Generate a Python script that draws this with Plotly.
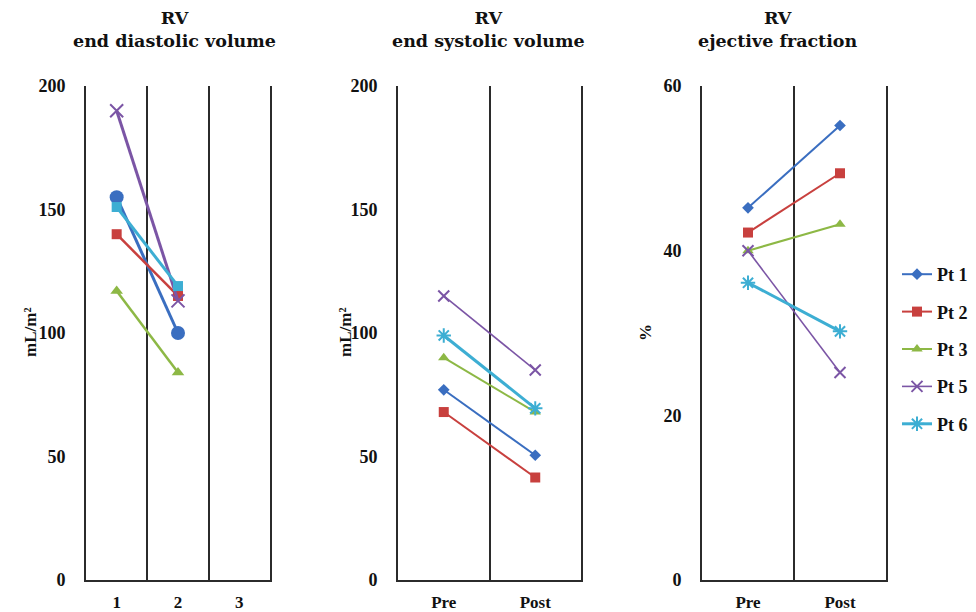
import plotly.graph_objects as go

# ---- data ----
patients = ["Pt 1", "Pt 2", "Pt 3", "Pt 5", "Pt 6"]
colors = ["#3A6EC0", "#C8403E", "#8DB845", "#7B55A5", "#3DAED3"]

edv_categories = ["1", "2", "3"]
edv_x = ["1", "2"]
edv_values = [[155, 100], [140, 115], [117, 84], [190, 113], [151, 119]]

esv_categories = ["Pre", "Post"]
esv_values = [[77, 50.5], [68, 41.5], [90, 68], [115, 85], [99, 69.5]]

ef_categories = ["Pre", "Post"]
ef_values = [[45.2, 55.2], [42.2, 49.4], [40, 43.2], [40, 25.2], [36.1, 30.2]]

panel_titles = ["RV<br>end diastolic volume", "RV<br>end systolic volume", "RV<br>ejective fraction"]
y_titles = ["mL/m²", "mL/m²", "%"]

# ---- styles ----
sym1 = ["circle", "square", "triangle-up", "x-thin-open", "square"]
size1 = [14, 10, 11, 13, 10]
width1 = [3, 2.5, 2.5, 3, 3]
sym23 = ["diamond", "square", "triangle-up", "x-thin-open", "asterisk-open"]
size23 = [9, 10, 10, 11, 12]
width23 = [2, 2, 2, 1.6, 3]

SERIF = "Liberation Serif"
AX = "#2b2b2b"

fig = go.Figure()

def add_panel(xs, vals, xaxis, yaxis, syms, sizes, widths, legend):
    for i, p in enumerate(patients):
        fig.add_trace(go.Scatter(
            x=xs, y=vals[i], name=p, mode="lines+markers",
            xaxis=xaxis, yaxis=yaxis, showlegend=legend, legendgroup=p,
            line=dict(color=colors[i], width=widths[i]),
            marker=dict(symbol=syms[i], size=sizes[i], color=colors[i],
                        line=dict(color=colors[i], width=2 if "open" in syms[i] else 0)),
        ))

add_panel(edv_x, edv_values, "x", "y", sym1, size1, width1, False)
add_panel(esv_categories, esv_values, "x2", "y2", sym23, size23, width23, False)
add_panel(ef_categories, ef_values, "x3", "y3", sym23, size23, width23, True)

# page body has an 8px default margin: figure is drawn from (8, 8)
OFF = 8
W, H = 976 - OFF, 612 - OFF

def px(x):
    return (x - OFF) / W

def py(y):
    return 1 - (y - OFF) / H

doms = [(86, 270), (398, 581), (702, 886)]
ydom = [py(580), py(86)]
yranges = [[0, 200], [0, 200], [0, 60]]
ydticks = [50, 50, 20]
cats = [edv_categories, esv_categories, ef_categories]

layout = dict(
    width=W, height=H, margin=dict(l=0, r=0, t=0, b=0, autoexpand=False),
    paper_bgcolor="white", plot_bgcolor="white",
    font=dict(family=SERIF, size=17, color="#111"),
    legend=dict(x=px(897), y=py(256), xanchor="left", yanchor="top",
                font=dict(family=SERIF, size=18, weight="bold"),
                tracegroupgap=11, itemwidth=30, bgcolor="rgba(0,0,0,0)"),
)
for k in range(3):
    sfx = "" if k == 0 else str(k + 1)
    layout["xaxis" + sfx] = dict(
        domain=[px(doms[k][0]), px(doms[k][1])], anchor="y" + sfx,
        type="category", categoryorder="array", categoryarray=cats[k],
        range=[-0.5, len(cats[k]) - 0.5], tickson="boundaries",
        showgrid=True, gridcolor=AX, gridwidth=2,
        showline=True, linecolor=AX, linewidth=2,
        ticks="outside", ticklen=8, tickcolor="rgba(0,0,0,0)",
        ticklabelstandoff=6,
        tickfont=dict(family=SERIF, size=17, weight="bold"),
        zeroline=False, fixedrange=True, automargin=False,
    )
    layout["yaxis" + sfx] = dict(
        domain=ydom, anchor="x" + sfx, range=yranges[k], dtick=ydticks[k],
        showgrid=False, zeroline=False,
        showline=True, mirror=True, linecolor=AX, linewidth=2,
        ticks="outside", ticklen=15, tickcolor="rgba(0,0,0,0)",
        tickfont=dict(family=SERIF, size=18, weight="bold"),
        fixedrange=True, automargin=False,
    )
fig.update_layout(**layout)

title_x = [174, 488, 778]
ytitle_x = [30, 345, 645]
for k in range(3):
    fig.add_annotation(
        x=px(title_x[k]), y=py(30), xref="paper", yref="paper",
        text=panel_titles[k], showarrow=False, xanchor="center", yanchor="middle",
        font=dict(family="DejaVu Serif", size=17.5, weight="bold", color="#111"),
    )
    fig.add_annotation(
        x=px(ytitle_x[k]), y=py(333), xref="paper", yref="paper",
        text=y_titles[k], showarrow=False, textangle=-90,
        xanchor="center", yanchor="middle",
        font=dict(family=SERIF, size=17, weight="bold", color="#111"),
    )

fig.write_html("out.html", config={"displayModeBar": False})
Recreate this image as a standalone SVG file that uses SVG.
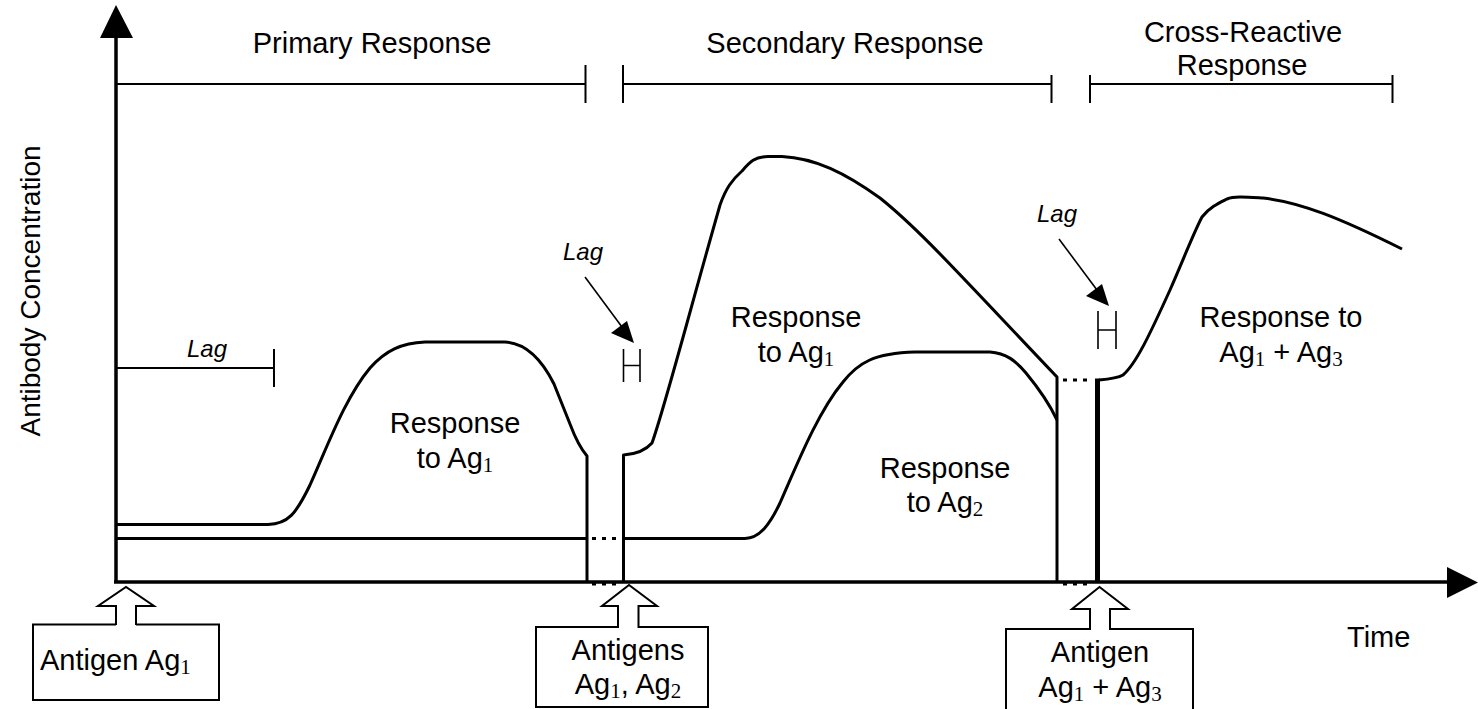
<svg xmlns="http://www.w3.org/2000/svg" width="1478" height="709" viewBox="0 0 1478 709">
<style>
.t{font-family:"Liberation Sans",Arial,sans-serif;font-size:29px;fill:#000}
.c{text-anchor:middle}
.s{font-family:"Liberation Serif","Times New Roman",serif;font-size:21px}
.lag{font-family:"Liberation Sans",Arial,sans-serif;font-size:24px;font-style:italic;fill:#000;text-anchor:middle}
.ax{stroke:#000;stroke-width:3.5;fill:none}
.cv{stroke:#000;stroke-width:3;fill:none;stroke-linejoin:round}
.br{stroke:#000;stroke-width:2;fill:none}
.thin{stroke:#000;stroke-width:1.6;fill:none}
.dot{stroke:#000;stroke-width:3;stroke-dasharray:4 6;fill:none}
.box{stroke:#000;stroke-width:2;fill:#fff}
</style>
<rect width="1478" height="709" fill="#fff"/>
<g id="axes">
<line class="ax" x1="116" y1="583" x2="116" y2="36"/>
<polygon points="116,5 100,38 133,38" fill="#000"/>
<line class="ax" x1="114" y1="582" x2="1449" y2="582"/>
<polygon points="1478,582.5 1447,567 1447,598" fill="#000"/>
<text class="t c" font-size="28" transform="rotate(-90 40 291)" x="40" y="291" style="font-size:28px">Antibody Concentration</text>
<text class="t" x="1347" y="647">Time</text>
</g>
<g id="phase-brackets">
<path class="br" d="M116,84 H585.5 M585.5,65 V103 M623,65 V103 M623,84 H1051.5 M1051.5,75 V103 M1090,75 V103 M1090,84 H1392.5 M1392.5,75 V103"/>
<text class="t c" x="372" y="53">Primary Response</text>
<text class="t c" x="845" y="53">Secondary Response</text>
<text class="t c" x="1243" y="42">Cross-Reactive</text>
<text class="t c" x="1242" y="75">Response</text>
</g>
<g id="lag-markers">
<path class="br" d="M116,368 H274 M274,349 V387"/>
<text class="lag" x="207" y="357">Lag</text>
<text class="lag" x="583" y="260">Lag</text>
<line class="thin" x1="585" y1="277" x2="622" y2="327"/>
<polygon points="634,343 611,333 627,321" fill="#000"/>
<path class="thin" d="M623.5,349 V382 M640,349 V382 M623.5,365.5 H640"/>
<text class="lag" x="1057" y="222">Lag</text>
<line class="thin" x1="1059" y1="239" x2="1097" y2="290"/>
<polygon points="1109,306 1086,296 1102,284" fill="#000"/>
<path class="thin" d="M1098,311 V349 M1116,311 V349 M1098,330 H1116"/>
</g>
<g id="connectors">
<path id="primary-ag1" class="cv" d="M116,524.5 L268,524.5 C288,524 296,514 310,485 C328,445 345,398 370,368 C386,350 402,343 425,342 L505,342 C524,343 540,356 554,384 L570,424 C576,440 581,449 587,456 L587,582"/>
<line class="cv" x1="116" y1="538.5" x2="587" y2="538.5"/>
<path id="secondary-ag1" class="cv" d="M623.5,582 L623.5,455 C637,454 646,450 652,443 C664,410 690,310 720,205 C726,188 732,180 742,171 C750,162 754,157 768,156.5 L782,156.5 C815,158 845,173 880,198 C920,230 960,275 1057,377 L1057,582"/>
<path id="secondary-ag2" class="cv" d="M623.5,538.5 H745 C760,538 770,524 780,503 C798,462 818,412 843,382 C858,363 874,353 915,352 L990,352 C1006,353 1016,361 1026,373 C1040,390 1050,405 1057,420"/>
<path id="cross-ag1ag3" class="cv" d="M1099,380 C1110,379 1118,378 1123,375 C1136,364 1150,334 1170,290 C1184,258 1194,232 1202,217 C1210,207 1219,203 1227,199 C1234,196 1246,197 1263,198 C1300,202 1340,218 1402,249"/>
<line x1="1097.5" y1="378.5" x2="1097.5" y2="583" stroke="#000" stroke-width="5"/>
<line class="dot" x1="592" y1="538.5" x2="620" y2="538.5"/>
<line class="dot" x1="592" y1="584" x2="620" y2="584"/>
<line class="dot" x1="1063" y1="380" x2="1092" y2="380"/>
<line class="dot" x1="1063" y1="584" x2="1092" y2="584"/>
</g>
<g id="label-primary">
<text class="t c" x="455" y="433">Response</text>
<text class="t c" x="455" y="468">to Ag<tspan class="s" dy="4">1</tspan></text>
</g>
<g id="label-secondary-ag1">
<text class="t c" x="796" y="327">Response</text>
<text class="t c" x="796" y="362">to Ag<tspan class="s" dy="4">1</tspan></text>
</g>
<g id="label-secondary-ag2">
<text class="t c" x="945" y="478">Response</text>
<text class="t c" x="945" y="512">to Ag<tspan class="s" dy="4">2</tspan></text>
</g>
<g id="label-cross">
<text class="t c" x="1281" y="327">Response to</text>
<text class="t c" x="1281" y="362">Ag<tspan class="s" dy="4">1</tspan><tspan dy="-4"> + Ag</tspan><tspan class="s" dy="4">3</tspan></text>
</g>
<g id="box-antigen-ag1">
<path class="box" d="M136,624.5 H219 V700 H33 V624.5 H116"/>
<path class="box" d="M116,625 V606 H98 L126,587 L154,606 H136 V625"/>
<text class="t" x="40" y="670">Antigen Ag<tspan class="s" dy="4">1</tspan></text>
</g>
<g id="box-antigens-ag1-ag2">
<path class="box" d="M638.5,627 H708 V707 H536 V627 H618"/>
<path class="box" d="M618,628 V606 H602 L629,585 L657,606 H638.5 V628"/>
<text class="t c" x="628" y="660">Antigens</text>
<text class="t c" x="628" y="694">Ag<tspan class="s" dy="4">1</tspan><tspan dy="-4">, Ag</tspan><tspan class="s" dy="4">2</tspan></text>
</g>
<g id="box-antigen-ag1-ag3">
<path class="box" d="M1110,629 H1193 V715 H1006 V629 H1090"/>
<path class="box" d="M1090,630 V609 H1072 L1099.5,587 L1128,609 H1110 V630"/>
<text class="t c" x="1100" y="662">Antigen</text>
<text class="t c" x="1100" y="697">Ag<tspan class="s" dy="4">1</tspan><tspan dy="-4"> + Ag</tspan><tspan class="s" dy="4">3</tspan></text>
</g>
</svg>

# Exercise brief
Above are records; say how many of their lines contain the word "that", giving only the number.

# Output of the task
2